Thursday, November 27, 2003
Calgary's News & Entertainment Weekly
FFWD Weekly
BOOZE
by Kevin McLean
Dividing Bordeaux
New consumers challenge region’s traditions
For centuries, Bordeaux has been the wine against which all others are measured. Not only for its quality, but also for the efficiency of trade and the enormous prosperity it generated. The region’s stately chateaux have become symbols of what it means to be fine wine.

Traditionally, it was the English who bought these wines, carefully aging them in their cool, damp cellars. But much has changed in the past decade and the new global economy has revolutionized how claret is bought and consumed throughout the world.

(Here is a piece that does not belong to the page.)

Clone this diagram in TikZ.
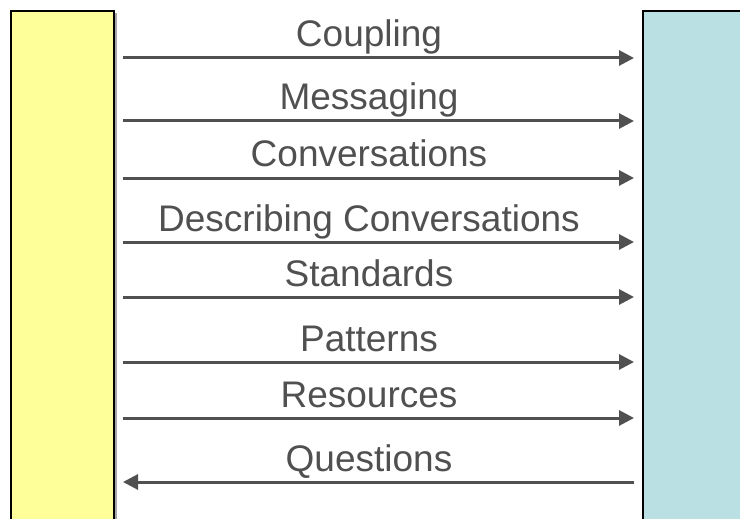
\documentclass[tikz,border=0pt]{standalone}
\usepackage{fontspec}
\setmainfont{Liberation Sans}
\usetikzlibrary{arrows.meta,positioning,shadows}
\definecolor{clientyellow}{HTML}{FFFF99}
\definecolor{serviceblue}{HTML}{BBE0E3}
\definecolor{msggray}{HTML}{505050}

\begin{document}
\begin{tikzpicture}[
    x=1pt, y=-1pt,
    party/.style={rectangle, draw=black, line width=2pt, minimum width=103pt, minimum height=540pt, anchor=north west, inner sep=0pt},
    arr/.style={-{Triangle[length=15pt, width=15pt]}, line width=3pt, draw=msggray, shorten <=8pt, shorten >=8pt},
    lbl/.style={font=\fontsize{37}{40}\selectfont, text=msggray, anchor=base, inner sep=0pt}
]
    \useasboundingbox (0,0) rectangle (740,519);
    \clip (0,0) rectangle (740,519);

    \node[party, fill=clientyellow, drop shadow={shadow xshift=3pt, shadow yshift=-2pt, fill=black!35, opacity=1}] (client) at (10,10) {};
    \node[party, fill=serviceblue, minimum width=120pt] (service) at (642,10) {};

    % messages from client to service
    \foreach \y/\txt [count=\i] in {58/Coupling, 121/Messaging, 178/Conversations, 242/Describing Conversations, 297/Standards, 362/Patterns, 418/Resources} {
        \coordinate (row\i) at (0,\y);
        \draw[arr] (client.east |- row\i) -- (service.west |- row\i);
        \node[lbl] (msg\i) at (369,{\y-11}) {\txt};
    }

    % answer back
    \coordinate (rowq) at (0,482);
    \draw[arr] (service.west |- rowq) -- (client.east |- rowq);
    \node[lbl] (msgq) at (369,471) {Questions};
\end{tikzpicture}
\end{document}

Japanese and American buyers, looking for a piece of the action, are now often willing to pay prices far beyond what the typical British consumers have grown accustomed to paying. Thus, Bordeaux has been able to expand its markets and reap the benefits of increased worldwide demand – but these new markets have not come without a price.

The new consumers are more fickle and less bound by tradition, easily swayed by the media from one chateau to another. Although these newfound admirers of claret come with deep pockets, they seem to lack the patience of the traditional English buyer. They demand that wine be made in a style that offers instant gratification, the way the California and Australian wines do. But this is a style not easily produced in the cooler region of Bordeaux. While famous vintages, like 1982 or 2000, have cranked out some super-concentrated and opulent wines, these are not what Bordeaux built its rock-solid reputation producing. Bordeaux now finds itself competing on uneasy ground. An arena once ruled by the powerful names of the Medoc and Pomerol are now measured against tenacious cabernet bandits from Tuscany to Coonawara.

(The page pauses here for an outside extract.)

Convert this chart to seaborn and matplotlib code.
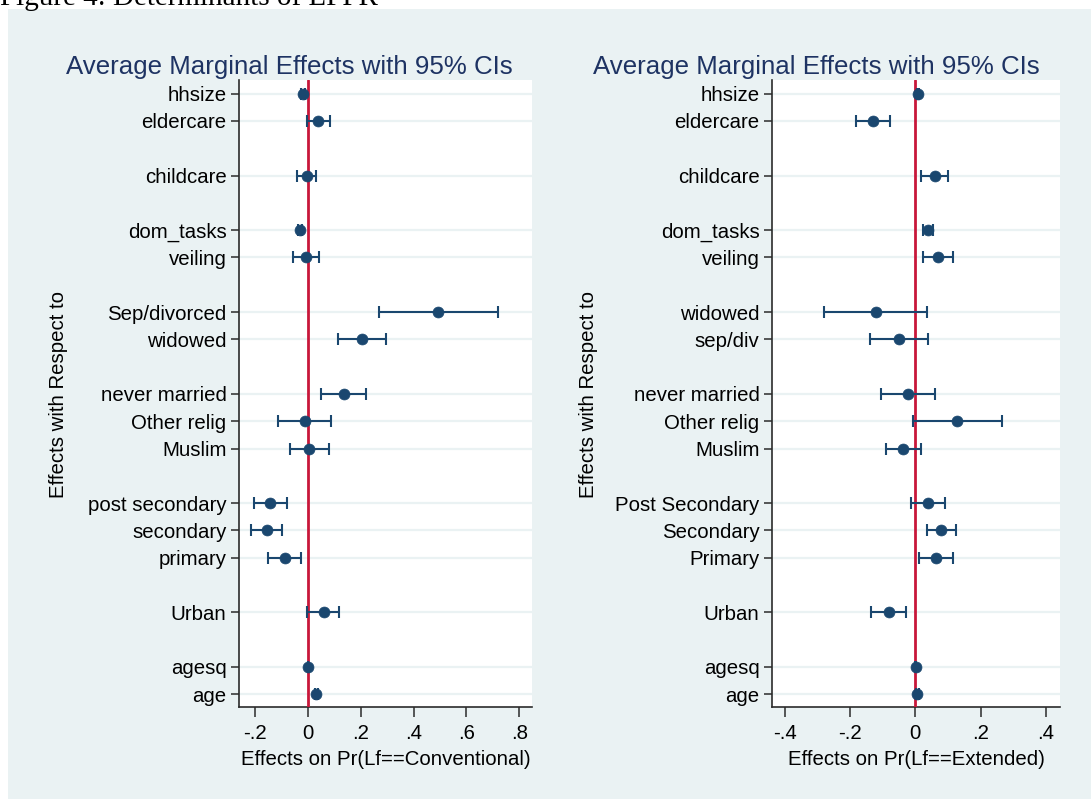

With a seemly new style of Bordeaux emerging that appears more rich, lush, soft and drinkable, the camps in Bordeaux are becoming increasingly divided into those that believe the new wines are superior and those that believe they have betrayed what it means to be Bordeaux. Many of those on the left bank of the Gironde are carrying the torch of more austere, tighter-knit and longer-aging wines; while there is a growing faction on the right bank producing super-ripe merlot that would seem at home on Napa’s warmest hillsides. These two styles are becoming increasingly distinct from one another, to the extent that Bordeaux is rarely spoken of today without the descriptor of "modern" or "traditional."

But holding on to the old ways may prove too difficult for many of Bordeaux’s old guard. Today it is the media that drives the market and these newly-fashioned, plush Bordeaux wines have won such favour in the press that they regularly sell for more than the traditionally prestigious wines. The celebrated classified growths, which have commanded top honours since the 1800s, are looking on as small, neophyte producers are emerging with prices equal to and often higher than their own. This leaves many traditionalists feeling uneasy, as the structure of pricing they have come to rely on so heavily is slowly decaying beneath their grape-stained feet.

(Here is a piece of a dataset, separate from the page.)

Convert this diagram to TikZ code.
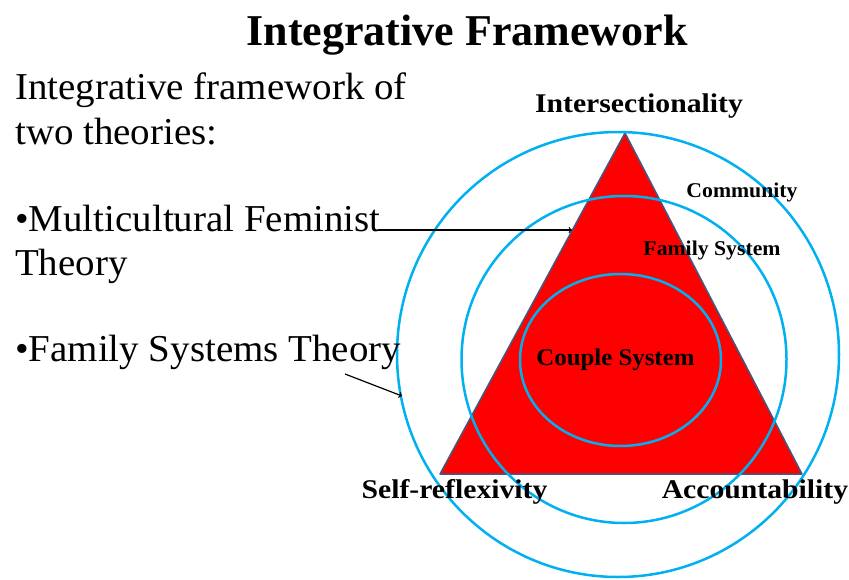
\documentclass[tikz,border=0pt]{standalone}
\usepackage{fontspec}
\setmainfont{Liberation Serif}
\newfontfamily\bodyfont[FakeStretch=1.025]{Liberation Serif}
\newfontfamily\cornerfont[FakeStretch=1.1]{Liberation Serif}
\newfontfamily\ringfont[FakeStretch=1.035]{Liberation Serif}
\usetikzlibrary{arrows}
\definecolor{ringblue}{HTML}{00B0F0}
\definecolor{edgeblue}{HTML}{3F5B85}

\begin{document}
\begin{tikzpicture}[x=1pt,y=-1pt,
	bodytext/.style={anchor=base west, inner sep=0pt, font=\bodyfont\fontsize{38}{45}\selectfont},
	cornerlabel/.style={anchor=base, inner sep=0pt, font=\cornerfont\bfseries\fontsize{27}{30}\selectfont},
	ringlabel/.style={anchor=base, inner sep=0pt, font=\ringfont\bfseries\fontsize{21}{24}\selectfont},
	ring/.style={ringblue, line width=2.5pt}]

	\useasboundingbox (0,0) rectangle (849,579);

	%Define the corners of the triangle
	%apex = (\ax,\ay), base from (\bx,\by) to (\cx,\by)
	\pgfmathsetmacro{\ax}{625}
	\pgfmathsetmacro{\ay}{133}
	\pgfmathsetmacro{\bx}{440}
	\pgfmathsetmacro{\cx}{802}
	\pgfmathsetmacro{\by}{474}

	%Draw the triangle first, the rings go over it
	\fill[red] (\ax,\ay) -- (\bx,\by) -- (\cx,\by) -- cycle;
	\draw[edgeblue, line width=1.5pt, line join=round] (\ax,\ay) -- (\bx,\by) -- (\cx,\by) -- cycle;

	%Community, family system and couple system rings
	\draw[ring] (618,354.5) circle[x radius=221pt, y radius=222.5pt];
	\draw[ring] (624,359.5) circle[x radius=162.5pt, y radius=163.5pt];
	\draw[ring] (620.5,360) circle[x radius=100.5pt, y radius=86pt];

	%Title and the text on the left
	\draw node[anchor=base, inner sep=0pt, font=\bfseries\fontsize{44}{50}\selectfont] (title) at (467,45) {Integrative Framework};

	\draw node[bodytext] (intro1) at (15,99.5) {Integrative framework of};
	\draw node[bodytext] (intro2) at (15,144) {two theories:};
	\draw node[bodytext] (mft1) at (15,231.5) {•Multicultural Feminist};
	\draw node[bodytext] (mft2) at (15,275) {Theory};
	\draw node[bodytext] (fst) at (15,361.5) {•Family Systems Theory};

	%Labels of the corners and the rings
	\draw node[cornerlabel] (inter) at (639,112) {Intersectionality};
	\draw node[cornerlabel] (self) at (454.5,498) {Self-reflexivity};
	\draw node[cornerlabel] (account) at (755,498) {Accountability};

	\draw node[ringlabel] (comm) at (742,197.5) {Community};
	\draw node[ringlabel] (family) at (712,255) {Family System};
	\draw node[cornerlabel, font=\ringfont\bfseries\fontsize{24}{28}\selectfont] (couple) at (615.5,365) {Couple System};

	%Pointers from the theories to the picture
	\coordinate (mft_start) at (378,230);
	\coordinate (mft_arrow) at (572,230);
	\coordinate (fst_start) at (345,374);
	\coordinate (fst_arrow) at (402,396);
	\draw[->,line width=1.2pt] (mft_start) -- (mft_arrow);
	\draw[->,line width=1.2pt] (fst_start) -- (fst_arrow);

\end{tikzpicture}
\end{document}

The debate over the lack of character and charm of these new wines and their alleged inability to age seems almost pointless, as consumers are drinking them faster than producers can bottle and cork them. As for the traditional English claret buyers, it seems their monopoly of Bordeaux has come to an end as wealthy Americans and Asians scoop up vast quantities of what was once London-bound.

So, as Bordeaux struggles to keep its new markets happy while retaining old alliances, the river that divides the region seems to grow wider. Those who embrace the new styles and those who bitterly oppose them will continue to clash, and Bordeaux will have to move forward despite their differences. But now they will not only have the rest of the world to compete with, but also each other.